Extracted data

::::

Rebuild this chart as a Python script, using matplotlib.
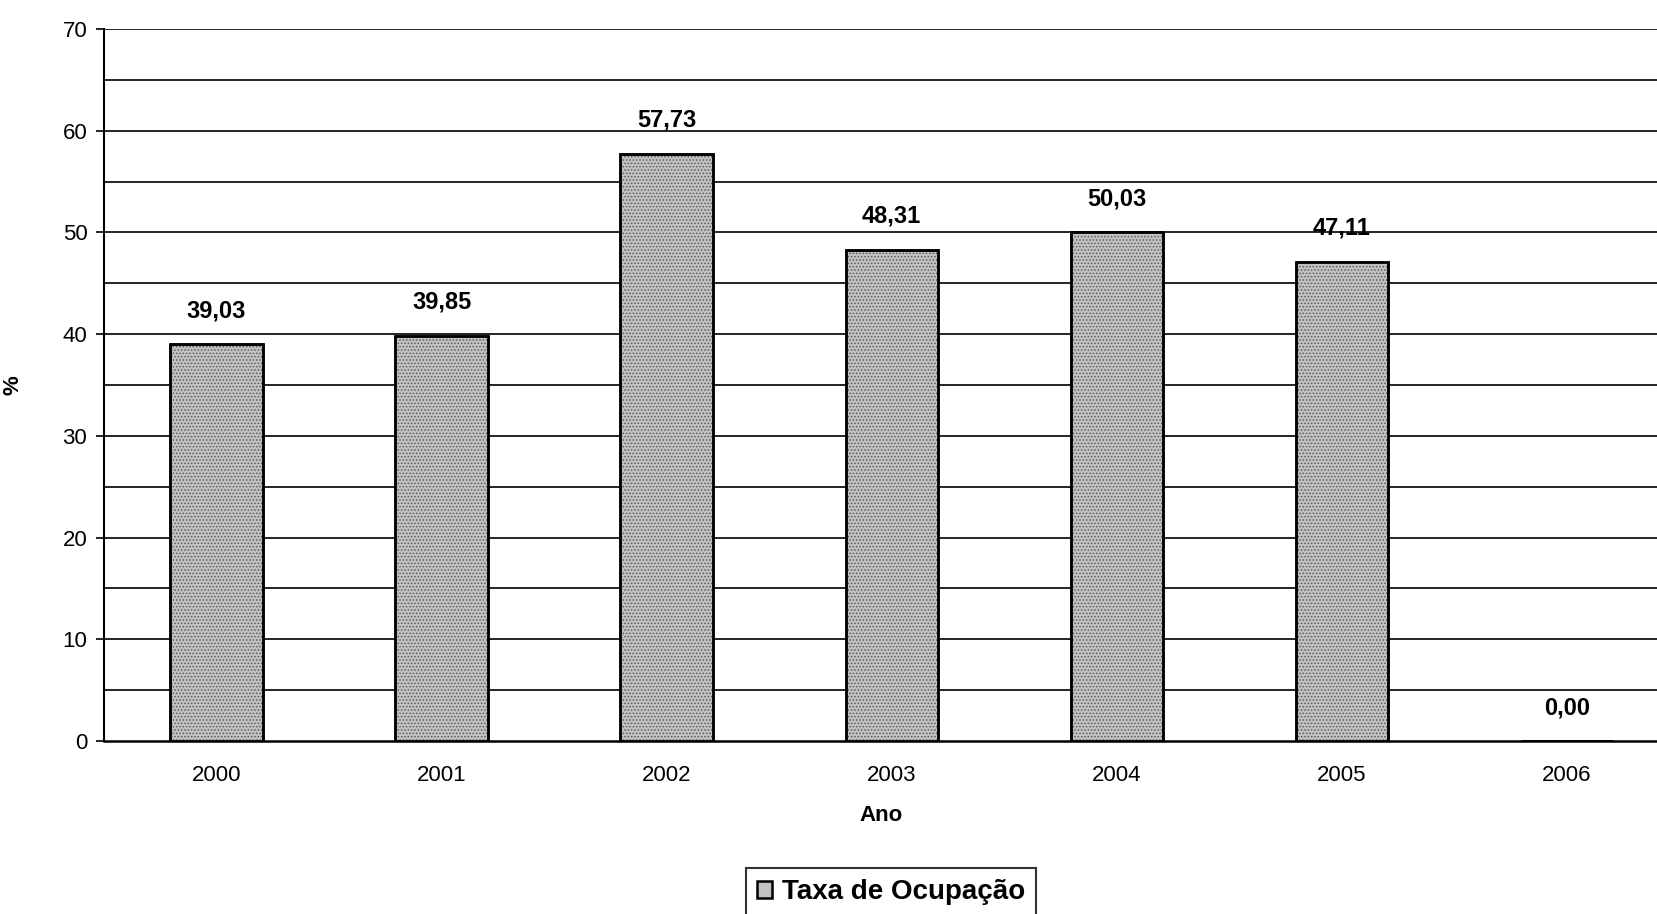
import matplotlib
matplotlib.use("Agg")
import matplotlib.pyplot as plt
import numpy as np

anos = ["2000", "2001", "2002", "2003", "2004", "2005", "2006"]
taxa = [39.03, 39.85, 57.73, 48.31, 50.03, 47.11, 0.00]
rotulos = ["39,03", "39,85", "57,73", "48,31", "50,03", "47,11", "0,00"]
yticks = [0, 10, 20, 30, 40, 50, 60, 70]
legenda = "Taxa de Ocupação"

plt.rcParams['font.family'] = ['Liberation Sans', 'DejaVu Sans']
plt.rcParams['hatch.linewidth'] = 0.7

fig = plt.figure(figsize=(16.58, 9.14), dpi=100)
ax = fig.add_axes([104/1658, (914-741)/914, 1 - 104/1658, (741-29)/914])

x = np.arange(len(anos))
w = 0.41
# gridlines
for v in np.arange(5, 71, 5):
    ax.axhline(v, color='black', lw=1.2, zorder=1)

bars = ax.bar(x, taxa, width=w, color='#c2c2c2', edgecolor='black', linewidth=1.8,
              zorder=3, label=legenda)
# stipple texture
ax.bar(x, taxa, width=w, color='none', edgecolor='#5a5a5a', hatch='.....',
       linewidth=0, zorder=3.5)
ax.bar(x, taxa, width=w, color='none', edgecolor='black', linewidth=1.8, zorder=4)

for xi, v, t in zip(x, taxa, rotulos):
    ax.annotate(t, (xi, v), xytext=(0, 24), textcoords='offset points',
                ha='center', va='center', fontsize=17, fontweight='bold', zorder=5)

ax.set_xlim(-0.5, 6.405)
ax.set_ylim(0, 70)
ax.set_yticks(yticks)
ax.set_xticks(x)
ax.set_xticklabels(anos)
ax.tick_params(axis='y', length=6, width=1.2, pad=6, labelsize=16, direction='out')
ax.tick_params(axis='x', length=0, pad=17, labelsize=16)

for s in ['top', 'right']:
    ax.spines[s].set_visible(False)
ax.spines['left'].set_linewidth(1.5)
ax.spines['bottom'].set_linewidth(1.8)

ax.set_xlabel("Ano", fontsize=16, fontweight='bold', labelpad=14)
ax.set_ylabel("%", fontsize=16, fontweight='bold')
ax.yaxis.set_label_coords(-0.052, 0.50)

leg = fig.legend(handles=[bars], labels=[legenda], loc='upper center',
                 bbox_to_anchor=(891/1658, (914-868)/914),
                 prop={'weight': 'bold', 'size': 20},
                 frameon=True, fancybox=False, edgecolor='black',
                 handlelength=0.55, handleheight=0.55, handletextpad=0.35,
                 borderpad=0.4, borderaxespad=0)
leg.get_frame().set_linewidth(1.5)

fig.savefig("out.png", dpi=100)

::::

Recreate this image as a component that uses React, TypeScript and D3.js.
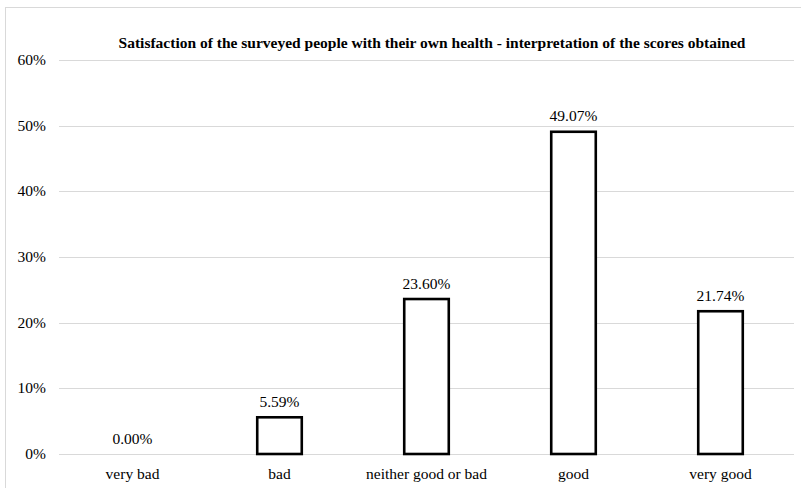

::::

Exercise prompt
Tally the lines of the listing that include "matplotlib". Reply with nothing but the count.

Exercise solution
4